start SOURCE EXCERPT

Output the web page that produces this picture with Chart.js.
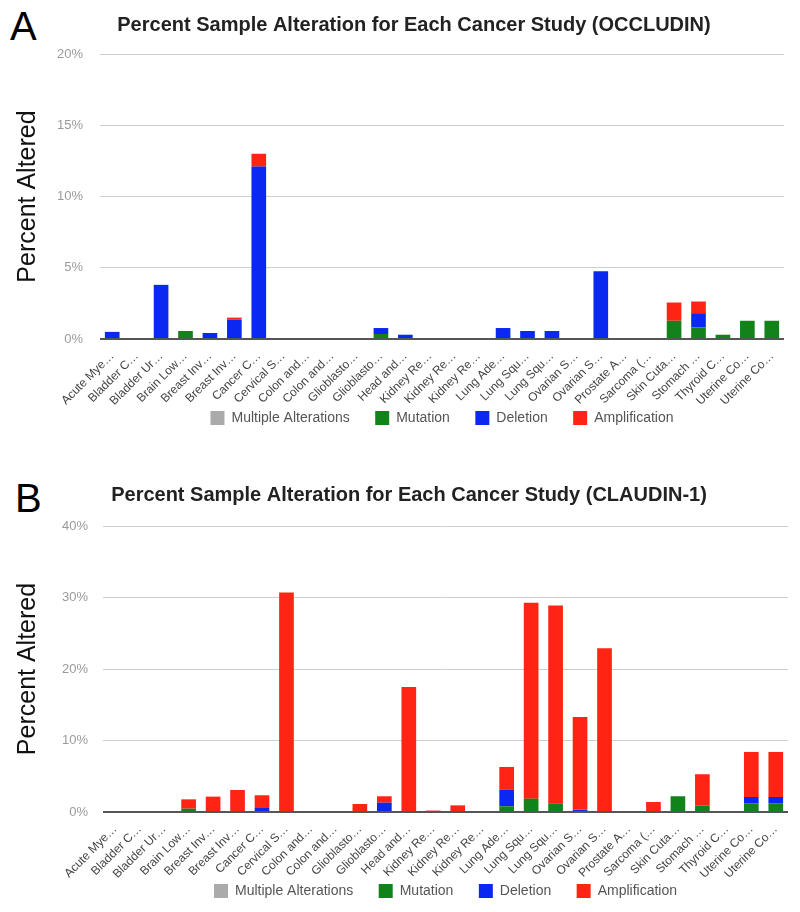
<!DOCTYPE html>
<html>
<head>
<meta charset="utf-8">
<script src="https://cdn.jsdelivr.net/npm/chart.js@4/dist/chart.umd.min.js"></script>
<style>
  body { margin: 0; background: #fff; width: 800px; height: 912px; overflow: hidden; position: relative; font-family: "Liberation Sans", Arial, sans-serif; }
  .panel { position: absolute; left: 0; width: 800px; }
  #panelA { top: 0; height: 435px; }
  #panelB { top: 448px; height: 460px; }
  .letter { position: absolute; font-size: 40px; line-height: 1; color: #000; }
</style>
</head>
<body>
<div class="letter" style="left:10px;top:6px">A</div>
<div class="letter" style="left:15px;top:478px">B</div>
<div class="panel" id="panelA"><canvas id="chartA"></canvas></div>
<div class="panel" id="panelB"><canvas id="chartB"></canvas></div>
<script>
// ===== data =====
const categories = ["Acute Mye…", "Bladder C…", "Bladder Ur…", "Brain Low…", "Breast Inv…", "Breast Inv…",
  "Cancer C…", "Cervical S…", "Colon and…", "Colon and…", "Glioblasto…", "Glioblasto…", "Head and…",
  "Kidney Re…", "Kidney Re…", "Kidney Re…", "Lung Ade…", "Lung Squ…", "Lung Squ…", "Ovarian S…",
  "Ovarian S…", "Prostate A…", "Sarcoma (…", "Skin Cuta…", "Stomach …", "Thyroid C…", "Uterine Co…", "Uterine Co…"];

// OCCLUDIN (%)
const occludinMultiple     = [0, 0, 0, 0, 0, 0, 0, 0, 0, 0, 0, 0, 0, 0, 0, 0, 0, 0, 0, 0, 0, 0, 0, 0, 0, 0, 0, 0];
const occludinMutation     = [0, 0, 0, 0.56, 0, 0, 0, 0, 0, 0, 0, 0.35, 0, 0, 0, 0, 0, 0, 0, 0, 0, 0, 0, 1.28, 0.81, 0.3, 1.28, 1.28];
const occludinDeletion     = [0.5, 0, 3.8, 0, 0.42, 1.35, 12.1, 0, 0, 0, 0, 0.42, 0.3, 0, 0, 0, 0.77, 0.56, 0.56, 0, 4.75, 0, 0, 0, 1.0, 0, 0, 0];
const occludinAmplification= [0, 0, 0, 0, 0, 0.15, 0.9, 0, 0, 0, 0, 0, 0, 0, 0, 0, 0, 0, 0, 0, 0, 0, 0, 1.28, 0.82, 0, 0, 0];

// CLAUDIN-1 (%)
const claudinMultiple      = [0, 0, 0, 0, 0, 0, 0, 0, 0, 0, 0, 0, 0, 0, 0, 0, 0, 0, 0, 0, 0, 0, 0, 0, 0, 0, 0, 0];
const claudinMutation      = [0, 0, 0, 0.47, 0, 0, 0, 0, 0, 0, 0, 0, 0, 0, 0, 0, 0.8, 1.87, 1.17, 0, 0, 0, 0, 2.2, 0.93, 0, 1.17, 1.17];
const claudinDeletion      = [0, 0, 0, 0, 0, 0, 0.56, 0, 0, 0, 0, 1.3, 0, 0, 0, 0, 2.3, 0, 0, 0.3, 0, 0, 0, 0, 0, 0, 0.93, 0.93];
const claudinAmplification = [0, 0, 0, 1.3, 2.15, 3.08, 1.78, 30.7, 0, 0, 1.12, 0.9, 17.5, 0.2, 0.93, 0, 3.2, 27.4, 27.7, 13.0, 22.9, 0, 1.4, 0, 4.35, 0, 6.3, 6.3];

const seriesNames = ["Multiple Alterations", "Mutation", "Deletion", "Amplification"];
const seriesColors = ["#aaaaaa", "#12821a", "#0a28f0", "#ff2414"];

const occludinTicks = [0, 5, 10, 15, 20];
const claudinTicks = [0, 10, 20, 30, 40];

// ===== title drawn at its own spot (centred a bit left of the plot) =====
const panelTitle = {
  id: 'panelTitle',
  afterDraw(chart, args, opts) {
    const ctx = chart.ctx;
    ctx.save();
    ctx.font = 'bold 20px "Liberation Sans", Arial, sans-serif';
    ctx.fillStyle = '#222';
    ctx.textAlign = 'center';
    ctx.textBaseline = 'middle';
    ctx.fillText(opts.text, opts.x, opts.y);
    ctx.restore();
  }
};

// legend padding is small (so it sits close under the labels),
// some no-break spaces after each entry give the wider gap between entries
function legendLabels(chart) {
  const items = Chart.defaults.plugins.legend.labels.generateLabels(chart);
  items.forEach((it, i) => {
    if (i < items.length - 1) it.text = it.text + '\u00a0\u00a0\u00a0\u00a0\u00a0';
  });
  return items;
}

function makeChart(canvasId, seriesData, tickValues, cfg) {
  const datasets = seriesData.map((d, i) => ({
    label: seriesNames[i],
    data: d,
    backgroundColor: seriesColors[i],
    borderWidth: 0,
    categoryPercentage: 1,
    barPercentage: 0.6
  }));

  return new Chart(document.getElementById(canvasId), {
    type: 'bar',
    data: { labels: categories, datasets: datasets },
    plugins: [panelTitle],
    options: {
      responsive: true,
      maintainAspectRatio: false,
      animation: false,
      layout: { padding: { left: 11, right: cfg.padRight, top: cfg.padTop, bottom: 0 } },
      scales: {
        x: {
          stacked: true,
          grid: { display: false },
          border: { display: false },
          ticks: {
            autoSkip: false, maxRotation: 45, minRotation: 45, padding: 2,
            color: '#444',
            font: { family: '"Liberation Sans", Arial, sans-serif', size: 12 }
          },
          afterFit: (scale) => { scale.height = cfg.xHeight; }
        },
        y: {
          stacked: true,
          min: 0,
          max: tickValues[tickValues.length - 1],
          afterBuildTicks: (scale) => { scale.ticks = tickValues.map(v => ({ value: v })); },
          grid: {
            drawTicks: false,
            color: (ctx) => ctx.tick && ctx.tick.value === 0 ? '#555' : '#cfcfcf',
            lineWidth: (ctx) => ctx.tick && ctx.tick.value === 0 ? 2 : 1
          },
          border: { display: false },
          ticks: {
            padding: cfg.tickPad,
            color: '#9a9a9a',
            font: { family: '"Liberation Sans", Arial, sans-serif', size: 13 },
            callback: (v) => v + '%'
          },
          title: {
            display: true,
            text: 'Percent Altered',
            color: '#111',
            padding: { top: 2, bottom: 2 },
            font: { family: '"Liberation Sans", Arial, sans-serif', size: 25 }
          },
          afterFit: (scale) => { scale.width = cfg.yWidth; }
        }
      },
      plugins: {
        panelTitle: { text: cfg.title, x: cfg.titleX, y: cfg.titleY },
        legend: {
          position: 'bottom',
          fullSize: false,
          labels: {
            boxWidth: 14, boxHeight: 14, padding: 6,
            color: '#555',
            font: { family: '"Liberation Sans", Arial, sans-serif', size: 14 },
            generateLabels: legendLabels
          }
        },
        tooltip: { enabled: false }
      }
    }
  });
}

makeChart('chartA',
  [occludinMultiple, occludinMutation, occludinDeletion, occludinAmplification],
  occludinTicks,
  { title: 'Percent Sample Alteration for Each Cancer Study (OCCLUDIN)', titleX: 414, titleY: 25,
    padTop: 54, padRight: 16, yWidth: 89, tickPad: 17, xHeight: 66 });

makeChart('chartB',
  [claudinMultiple, claudinMutation, claudinDeletion, claudinAmplification],
  claudinTicks,
  { title: 'Percent Sample Alteration for Each Cancer Study (CLAUDIN-1)', titleX: 409, titleY: 47,
    padTop: 78, padRight: 12, yWidth: 92, tickPad: 15, xHeight: 66 });
</script>
</body>
</html>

end SOURCE EXCERPT

■ **PROBLEM DETAILS**:
Quote the material word for word, dropping any images it holds.

■ **ANSWER**:
Output the web page that produces this picture with Chart.js.
<!DOCTYPE html>
<html>
<head>
<meta charset="utf-8">
<script src="https://cdn.jsdelivr.net/npm/chart.js@4/dist/chart.umd.min.js"></script>
<style>
  body { margin: 0; background: #fff; width: 800px; height: 912px; overflow: hidden; position: relative; font-family: "Liberation Sans", Arial, sans-serif; }
  .panel { position: absolute; left: 0; width: 800px; }
  #panelA { top: 0; height: 435px; }
  #panelB { top: 448px; height: 460px; }
  .letter { position: absolute; font-size: 40px; line-height: 1; color: #000; }
</style>
</head>
<body>
<div class="letter" style="left:10px;top:6px">A</div>
<div class="letter" style="left:15px;top:478px">B</div>
<div class="panel" id="panelA"><canvas id="chartA"></canvas></div>
<div class="panel" id="panelB"><canvas id="chartB"></canvas></div>
<script>
// ===== data =====
const categories = ["Acute Mye…", "Bladder C…", "Bladder Ur…", "Brain Low…", "Breast Inv…", "Breast Inv…",
  "Cancer C…", "Cervical S…", "Colon and…", "Colon and…", "Glioblasto…", "Glioblasto…", "Head and…",
  "Kidney Re…", "Kidney Re…", "Kidney Re…", "Lung Ade…", "Lung Squ…", "Lung Squ…", "Ovarian S…",
  "Ovarian S…", "Prostate A…", "Sarcoma (…", "Skin Cuta…", "Stomach …", "Thyroid C…", "Uterine Co…", "Uterine Co…"];

// OCCLUDIN (%)
const occludinMultiple     = [0, 0, 0, 0, 0, 0, 0, 0, 0, 0, 0, 0, 0, 0, 0, 0, 0, 0, 0, 0, 0, 0, 0, 0, 0, 0, 0, 0];
const occludinMutation     = [0, 0, 0, 0.56, 0, 0, 0, 0, 0, 0, 0, 0.35, 0, 0, 0, 0, 0, 0, 0, 0, 0, 0, 0, 1.28, 0.81, 0.3, 1.28, 1.28];
const occludinDeletion     = [0.5, 0, 3.8, 0, 0.42, 1.35, 12.1, 0, 0, 0, 0, 0.42, 0.3, 0, 0, 0, 0.77, 0.56, 0.56, 0, 4.75, 0, 0, 0, 1.0, 0, 0, 0];
const occludinAmplification= [0, 0, 0, 0, 0, 0.15, 0.9, 0, 0, 0, 0, 0, 0, 0, 0, 0, 0, 0, 0, 0, 0, 0, 0, 1.28, 0.82, 0, 0, 0];

// CLAUDIN-1 (%)
const claudinMultiple      = [0, 0, 0, 0, 0, 0, 0, 0, 0, 0, 0, 0, 0, 0, 0, 0, 0, 0, 0, 0, 0, 0, 0, 0, 0, 0, 0, 0];
const claudinMutation      = [0, 0, 0, 0.47, 0, 0, 0, 0, 0, 0, 0, 0, 0, 0, 0, 0, 0.8, 1.87, 1.17, 0, 0, 0, 0, 2.2, 0.93, 0, 1.17, 1.17];
const claudinDeletion      = [0, 0, 0, 0, 0, 0, 0.56, 0, 0, 0, 0, 1.3, 0, 0, 0, 0, 2.3, 0, 0, 0.3, 0, 0, 0, 0, 0, 0, 0.93, 0.93];
const claudinAmplification = [0, 0, 0, 1.3, 2.15, 3.08, 1.78, 30.7, 0, 0, 1.12, 0.9, 17.5, 0.2, 0.93, 0, 3.2, 27.4, 27.7, 13.0, 22.9, 0, 1.4, 0, 4.35, 0, 6.3, 6.3];

const seriesNames = ["Multiple Alterations", "Mutation", "Deletion", "Amplification"];
const seriesColors = ["#aaaaaa", "#12821a", "#0a28f0", "#ff2414"];

const occludinTicks = [0, 5, 10, 15, 20];
const claudinTicks = [0, 10, 20, 30, 40];

// ===== title drawn at its own spot (centred a bit left of the plot) =====
const panelTitle = {
  id: 'panelTitle',
  afterDraw(chart, args, opts) {
    const ctx = chart.ctx;
    ctx.save();
    ctx.font = 'bold 20px "Liberation Sans", Arial, sans-serif';
    ctx.fillStyle = '#222';
    ctx.textAlign = 'center';
    ctx.textBaseline = 'middle';
    ctx.fillText(opts.text, opts.x, opts.y);
    ctx.restore();
  }
};

// legend padding is small (so it sits close under the labels),
// some no-break spaces after each entry give the wider gap between entries
function legendLabels(chart) {
  const items = Chart.defaults.plugins.legend.labels.generateLabels(chart);
  items.forEach((it, i) => {
    if (i < items.length - 1) it.text = it.text + '\u00a0\u00a0\u00a0\u00a0\u00a0';
  });
  return items;
}

function makeChart(canvasId, seriesData, tickValues, cfg) {
  const datasets = seriesData.map((d, i) => ({
    label: seriesNames[i],
    data: d,
    backgroundColor: seriesColors[i],
    borderWidth: 0,
    categoryPercentage: 1,
    barPercentage: 0.6
  }));

  return new Chart(document.getElementById(canvasId), {
    type: 'bar',
    data: { labels: categories, datasets: datasets },
    plugins: [panelTitle],
    options: {
      responsive: true,
      maintainAspectRatio: false,
      animation: false,
      layout: { padding: { left: 11, right: cfg.padRight, top: cfg.padTop, bottom: 0 } },
      scales: {
        x: {
          stacked: true,
          grid: { display: false },
          border: { display: false },
          ticks: {
            autoSkip: false, maxRotation: 45, minRotation: 45, padding: 2,
            color: '#444',
            font: { family: '"Liberation Sans", Arial, sans-serif', size: 12 }
          },
          afterFit: (scale) => { scale.height = cfg.xHeight; }
        },
        y: {
          stacked: true,
          min: 0,
          max: tickValues[tickValues.length - 1],
          afterBuildTicks: (scale) => { scale.ticks = tickValues.map(v => ({ value: v })); },
          grid: {
            drawTicks: false,
            color: (ctx) => ctx.tick && ctx.tick.value === 0 ? '#555' : '#cfcfcf',
            lineWidth: (ctx) => ctx.tick && ctx.tick.value === 0 ? 2 : 1
          },
          border: { display: false },
          ticks: {
            padding: cfg.tickPad,
            color: '#9a9a9a',
            font: { family: '"Liberation Sans", Arial, sans-serif', size: 13 },
            callback: (v) => v + '%'
          },
          title: {
            display: true,
            text: 'Percent Altered',
            color: '#111',
            padding: { top: 2, bottom: 2 },
            font: { family: '"Liberation Sans", Arial, sans-serif', size: 25 }
          },
          afterFit: (scale) => { scale.width = cfg.yWidth; }
        }
      },
      plugins: {
        panelTitle: { text: cfg.title, x: cfg.titleX, y: cfg.titleY },
        legend: {
          position: 'bottom',
          fullSize: false,
          labels: {
            boxWidth: 14, boxHeight: 14, padding: 6,
            color: '#555',
            font: { family: '"Liberation Sans", Arial, sans-serif', size: 14 },
            generateLabels: legendLabels
          }
        },
        tooltip: { enabled: false }
      }
    }
  });
}

makeChart('chartA',
  [occludinMultiple, occludinMutation, occludinDeletion, occludinAmplification],
  occludinTicks,
  { title: 'Percent Sample Alteration for Each Cancer Study (OCCLUDIN)', titleX: 414, titleY: 25,
    padTop: 54, padRight: 16, yWidth: 89, tickPad: 17, xHeight: 66 });

makeChart('chartB',
  [claudinMultiple, claudinMutation, claudinDeletion, claudinAmplification],
  claudinTicks,
  { title: 'Percent Sample Alteration for Each Cancer Study (CLAUDIN-1)', titleX: 409, titleY: 47,
    padTop: 78, padRight: 12, yWidth: 92, tickPad: 15, xHeight: 66 });
</script>
</body>
</html>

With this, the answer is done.